I think rain songs in our movies are one of the major reasons why we have a nation romanticising the idea of monsoon. Every such Bollywood number is basically a code for the director telling the audience, “Hey, the dog ate the script, so we don’t have a storyline. But please enjoy this song, where we exploit the actress by over-sexualising and objectifying her, and getting her to gyrate in the rain in skimpy clothes.”

Also, I am just happy that John Kerry got his own car and did not rely on cabs, because even he would not have been able to afford Uber’s surge pricing this season.

I don’t get this whole romance angle. I have never met a person who likes to go on a date wearing damp underwear, soggy socks, and wet clothes, unless he is Aquaman. Bollywood, IMO, has set unrealistic expectations for everyone by over-romanticising the rains. When Ranbir Kapoor looks out of his window in Wake Up Sid, as “Iktara” plays in the background, it is considered romantic. But when I do the same, I am a creep who likes to stare at girls living in my neighbourhood and hence should jump off the window.

Let’s face it. This monsoon, or any other for that matter, is not romantic.

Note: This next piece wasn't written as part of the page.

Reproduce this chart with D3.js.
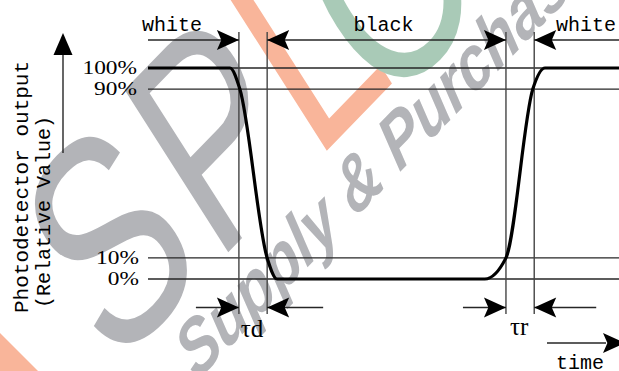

What it is, is a reminder. A reminder of the pathetic infrastructure of a country, where roads come apart as quickly as a girl’s make-up after she’s three drinks down. The rains might make Shah Rukh Khan outstretch his arms and romance girls half his age, but the average Indian can only raise his middle finger to the incessant downpour.

Even former US Secretary of State, John Kerry, who was on a trip to India last August, was not spared by the rains. His motorcade got stuck on Delhi’s waterlogged roads. “I don’t know if you came in boats… but I salute you,” he said, addressing the students. Now, I have full sympathy for Kerry, but this isn’t the worst thing that could have happened to him by any stretch. He could have visited some college in Noida and students would have told him that he was a legend and they loved his acting in Dumb and Dumber.

Also, I am just happy that John Kerry got his own car and did not rely on cabs, because even he would not have been able to afford Uber’s surge pricing this season.

Anyway, the end of the season is nearing, and for the next nine months, we won’t have people frantically searching for the meaning of the word “pluviophile” on Google. In nine months from now, we will once again abandon everything we are doing and begin a desperate countdown for the rains, and discuss likely monsoon arrival dates, as if we have received a personal Whatsapp from the southwest winds.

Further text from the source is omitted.